Short exercise>
Carry none of the pictures over; write out the complete data exactly.

Given material>
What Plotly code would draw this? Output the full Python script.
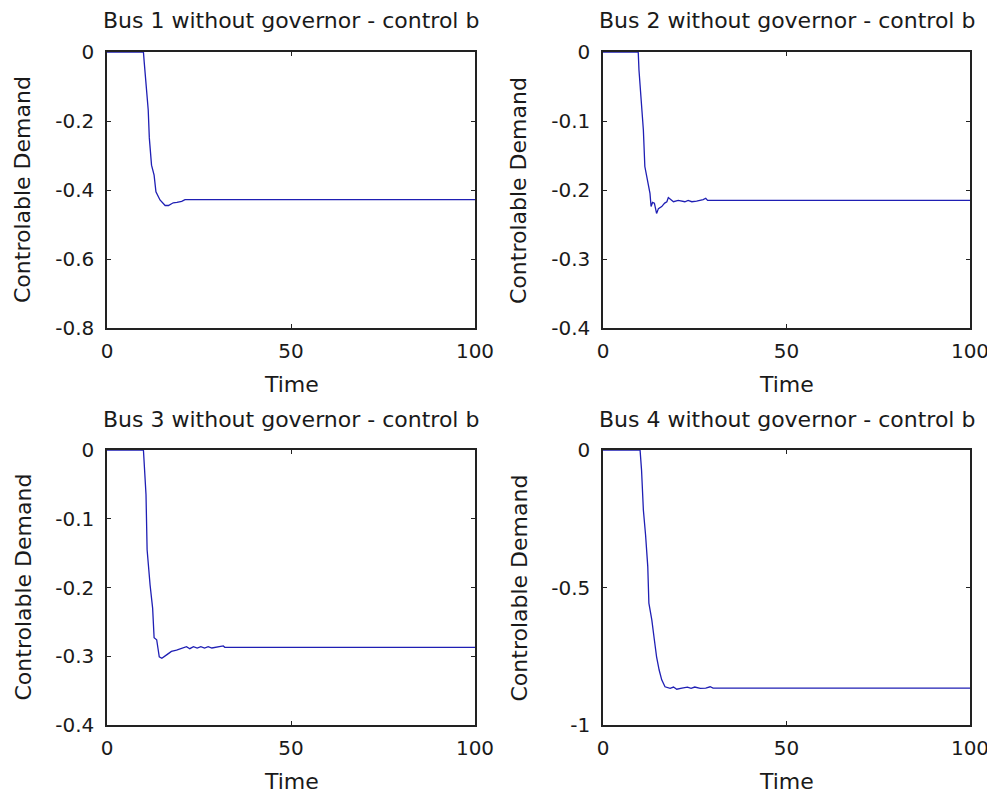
import plotly.graph_objects as go

# ---- data ----
t1 = [0, 9.9, 10.1, 10.6, 11.2, 11.5, 12.1, 12.8, 13.3, 14.4, 15.8, 16.7, 18.0, 19.0, 20.3, 21.2, 30, 50, 100]
v1 = [0, 0, -0.028, -0.105, -0.168, -0.249, -0.328, -0.357, -0.405, -0.429, -0.445, -0.445, -0.437, -0.436, -0.433, -0.428, -0.428, -0.428, -0.428]

t2 = [0, 9.6, 9.8, 10.4, 11.0, 11.4, 12.2, 12.8, 13.1, 13.5, 14.0, 14.3, 14.6, 15.1, 16.0, 16.8, 17.4, 17.8, 18.3, 19.2, 20.5, 21.5, 22.3, 23.2, 24.2, 25.5, 27.3, 28.0, 28.5, 50, 100]
v2 = [0, 0, -0.026, -0.070, -0.113, -0.166, -0.190, -0.205, -0.224, -0.218, -0.219, -0.230, -0.234, -0.227, -0.224, -0.219, -0.217, -0.211, -0.213, -0.217, -0.215, -0.216, -0.217, -0.215, -0.217, -0.216, -0.214, -0.212, -0.215, -0.215, -0.215]

t3 = [0, 9.9, 10.6, 10.9, 11.7, 12.4, 12.8, 13.5, 14.2, 14.9, 16.2, 17.5, 18.9, 20.0, 21.6, 22.5, 23.5, 24.5, 25.5, 26.5, 27.5, 28.5, 29.5, 31.6, 32.0, 50, 100]
v3 = [0, 0, -0.065, -0.145, -0.196, -0.230, -0.273, -0.276, -0.301, -0.303, -0.298, -0.293, -0.291, -0.289, -0.286, -0.289, -0.286, -0.288, -0.286, -0.288, -0.286, -0.288, -0.287, -0.285, -0.287, -0.287, -0.287]

t4 = [0, 10.1, 10.5, 11.0, 11.6, 12.2, 12.5, 13.3, 14.0, 14.6, 15.3, 16.0, 16.9, 18.3, 19.2, 20.1, 21.5, 23.0, 24.0, 25.0, 26.5, 28.0, 29.2, 30.0, 50, 100]
v4 = [0, 0, -0.073, -0.218, -0.309, -0.424, -0.557, -0.618, -0.691, -0.752, -0.800, -0.836, -0.861, -0.867, -0.862, -0.870, -0.866, -0.862, -0.867, -0.862, -0.867, -0.866, -0.861, -0.866, -0.866, -0.866]

titles = ["Bus 1 without governor - control b", "Bus 2 without governor - control b",
          "Bus 3 without governor - control b", "Bus 4 without governor - control b"]
x_ticks = [0, 50, 100]
y_ticks = [[0, -0.2, -0.4, -0.6, -0.8], [0, -0.1, -0.2, -0.3, -0.4],
           [0, -0.1, -0.2, -0.3, -0.4], [0, -0.5, -1]]
y_ticktext = [["0", "-0.2", "-0.4", "-0.6", "-0.8"], ["0", "-0.1", "-0.2", "-0.3", "-0.4"],
              ["0", "-0.1", "-0.2", "-0.3", "-0.4"], ["0", "-0.5", "-1"]]
y_ranges = [[-0.8, 0], [-0.4, 0], [-0.4, 0], [-1, 0]]
xlabel = "Time"
ylabel = "Controlable Demand"

OFF = 8  # page body margin: figure is drawn at (8, 8) in the window
W, H = 995 - OFF, 796 - OFF
# panel pixel boxes in window coordinates: (left, right, top, bottom)
boxes = [(107, 475, 52, 328), (603, 970, 52, 328), (107, 475, 450, 725), (603, 970, 450, 725)]

def px(x):
    return (x - OFF) / W

def py(y):
    return 1 - (y - OFF) / H

fig = go.Figure()
FONT = "DejaVu Sans, sans-serif"
TXT = "#1a1a1a"
data = [(t1, v1), (t2, v2), (t3, v3), (t4, v4)]
annotations = []
for i, ((t, v), (l, r, tp, b)) in enumerate(zip(data, boxes)):
    n = i + 1
    xa = "x" if n == 1 else f"x{n}"
    ya = "y" if n == 1 else f"y{n}"
    fig.add_trace(go.Scatter(x=t, y=v, mode="lines", line=dict(color="#1f1fb4", width=1.3),
                             xaxis=xa, yaxis=ya, showlegend=False, hoverinfo="skip"))
    common = dict(showline=True, linecolor="#222", linewidth=1.5, mirror="ticks",
                  ticks="inside", ticklen=4, tickcolor="#222", showgrid=False, zeroline=False,
                  layer="above traces", automargin=False,
                  tickfont=dict(family=FONT, size=20, color=TXT))
    fig.layout[f"xaxis{'' if n == 1 else n}"] = dict(
        domain=[px(l), px(r)], anchor=ya, range=[0, 100], tickvals=x_ticks,
        ticktext=[str(x) for x in x_ticks], ticklabelstandoff=4, **common)
    fig.layout[f"yaxis{'' if n == 1 else n}"] = dict(
        domain=[py(b), py(tp)], anchor=xa, range=y_ranges[i], tickvals=y_ticks[i],
        ticktext=y_ticktext[i], ticklabelstandoff=7, **common)
    cx = px((l + r) / 2)
    annotations.append(dict(text=titles[i], x=cx, y=py(tp - 31), xref="paper", yref="paper",
                            xanchor="center", yanchor="middle", showarrow=False,
                            font=dict(family=FONT, size=22, color=TXT)))
    annotations.append(dict(text=xlabel, x=cx, y=py(b + 56), xref="paper", yref="paper",
                            xanchor="center", yanchor="middle", showarrow=False,
                            font=dict(family=FONT, size=22, color=TXT)))
    annotations.append(dict(text=ylabel, x=px(l - 84), y=py((tp + b) / 2), xref="paper", yref="paper",
                            xanchor="center", yanchor="middle", textangle=-90, showarrow=False,
                            font=dict(family=FONT, size=22, color=TXT)))

fig.update_layout(width=W, height=H, margin=dict(l=0, r=0, t=0, b=0, pad=0, autoexpand=False),
                  paper_bgcolor="white", plot_bgcolor="white", annotations=annotations)
fig.write_html("out.html")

Solution for this problem>
What Plotly code would draw this? Output the full Python script.
import plotly.graph_objects as go

# ---- data ----
t1 = [0, 9.9, 10.1, 10.6, 11.2, 11.5, 12.1, 12.8, 13.3, 14.4, 15.8, 16.7, 18.0, 19.0, 20.3, 21.2, 30, 50, 100]
v1 = [0, 0, -0.028, -0.105, -0.168, -0.249, -0.328, -0.357, -0.405, -0.429, -0.445, -0.445, -0.437, -0.436, -0.433, -0.428, -0.428, -0.428, -0.428]

t2 = [0, 9.6, 9.8, 10.4, 11.0, 11.4, 12.2, 12.8, 13.1, 13.5, 14.0, 14.3, 14.6, 15.1, 16.0, 16.8, 17.4, 17.8, 18.3, 19.2, 20.5, 21.5, 22.3, 23.2, 24.2, 25.5, 27.3, 28.0, 28.5, 50, 100]
v2 = [0, 0, -0.026, -0.070, -0.113, -0.166, -0.190, -0.205, -0.224, -0.218, -0.219, -0.230, -0.234, -0.227, -0.224, -0.219, -0.217, -0.211, -0.213, -0.217, -0.215, -0.216, -0.217, -0.215, -0.217, -0.216, -0.214, -0.212, -0.215, -0.215, -0.215]

t3 = [0, 9.9, 10.6, 10.9, 11.7, 12.4, 12.8, 13.5, 14.2, 14.9, 16.2, 17.5, 18.9, 20.0, 21.6, 22.5, 23.5, 24.5, 25.5, 26.5, 27.5, 28.5, 29.5, 31.6, 32.0, 50, 100]
v3 = [0, 0, -0.065, -0.145, -0.196, -0.230, -0.273, -0.276, -0.301, -0.303, -0.298, -0.293, -0.291, -0.289, -0.286, -0.289, -0.286, -0.288, -0.286, -0.288, -0.286, -0.288, -0.287, -0.285, -0.287, -0.287, -0.287]

t4 = [0, 10.1, 10.5, 11.0, 11.6, 12.2, 12.5, 13.3, 14.0, 14.6, 15.3, 16.0, 16.9, 18.3, 19.2, 20.1, 21.5, 23.0, 24.0, 25.0, 26.5, 28.0, 29.2, 30.0, 50, 100]
v4 = [0, 0, -0.073, -0.218, -0.309, -0.424, -0.557, -0.618, -0.691, -0.752, -0.800, -0.836, -0.861, -0.867, -0.862, -0.870, -0.866, -0.862, -0.867, -0.862, -0.867, -0.866, -0.861, -0.866, -0.866, -0.866]

titles = ["Bus 1 without governor - control b", "Bus 2 without governor - control b",
          "Bus 3 without governor - control b", "Bus 4 without governor - control b"]
x_ticks = [0, 50, 100]
y_ticks = [[0, -0.2, -0.4, -0.6, -0.8], [0, -0.1, -0.2, -0.3, -0.4],
           [0, -0.1, -0.2, -0.3, -0.4], [0, -0.5, -1]]
y_ticktext = [["0", "-0.2", "-0.4", "-0.6", "-0.8"], ["0", "-0.1", "-0.2", "-0.3", "-0.4"],
              ["0", "-0.1", "-0.2", "-0.3", "-0.4"], ["0", "-0.5", "-1"]]
y_ranges = [[-0.8, 0], [-0.4, 0], [-0.4, 0], [-1, 0]]
xlabel = "Time"
ylabel = "Controlable Demand"

OFF = 8  # page body margin: figure is drawn at (8, 8) in the window
W, H = 995 - OFF, 796 - OFF
# panel pixel boxes in window coordinates: (left, right, top, bottom)
boxes = [(107, 475, 52, 328), (603, 970, 52, 328), (107, 475, 450, 725), (603, 970, 450, 725)]

def px(x):
    return (x - OFF) / W

def py(y):
    return 1 - (y - OFF) / H

fig = go.Figure()
FONT = "DejaVu Sans, sans-serif"
TXT = "#1a1a1a"
data = [(t1, v1), (t2, v2), (t3, v3), (t4, v4)]
annotations = []
for i, ((t, v), (l, r, tp, b)) in enumerate(zip(data, boxes)):
    n = i + 1
    xa = "x" if n == 1 else f"x{n}"
    ya = "y" if n == 1 else f"y{n}"
    fig.add_trace(go.Scatter(x=t, y=v, mode="lines", line=dict(color="#1f1fb4", width=1.3),
                             xaxis=xa, yaxis=ya, showlegend=False, hoverinfo="skip"))
    common = dict(showline=True, linecolor="#222", linewidth=1.5, mirror="ticks",
                  ticks="inside", ticklen=4, tickcolor="#222", showgrid=False, zeroline=False,
                  layer="above traces", automargin=False,
                  tickfont=dict(family=FONT, size=20, color=TXT))
    fig.layout[f"xaxis{'' if n == 1 else n}"] = dict(
        domain=[px(l), px(r)], anchor=ya, range=[0, 100], tickvals=x_ticks,
        ticktext=[str(x) for x in x_ticks], ticklabelstandoff=4, **common)
    fig.layout[f"yaxis{'' if n == 1 else n}"] = dict(
        domain=[py(b), py(tp)], anchor=xa, range=y_ranges[i], tickvals=y_ticks[i],
        ticktext=y_ticktext[i], ticklabelstandoff=7, **common)
    cx = px((l + r) / 2)
    annotations.append(dict(text=titles[i], x=cx, y=py(tp - 31), xref="paper", yref="paper",
                            xanchor="center", yanchor="middle", showarrow=False,
                            font=dict(family=FONT, size=22, color=TXT)))
    annotations.append(dict(text=xlabel, x=cx, y=py(b + 56), xref="paper", yref="paper",
                            xanchor="center", yanchor="middle", showarrow=False,
                            font=dict(family=FONT, size=22, color=TXT)))
    annotations.append(dict(text=ylabel, x=px(l - 84), y=py((tp + b) / 2), xref="paper", yref="paper",
                            xanchor="center", yanchor="middle", textangle=-90, showarrow=False,
                            font=dict(family=FONT, size=22, color=TXT)))

fig.update_layout(width=W, height=H, margin=dict(l=0, r=0, t=0, b=0, pad=0, autoexpand=False),
                  paper_bgcolor="white", plot_bgcolor="white", annotations=annotations)
fig.write_html("out.html")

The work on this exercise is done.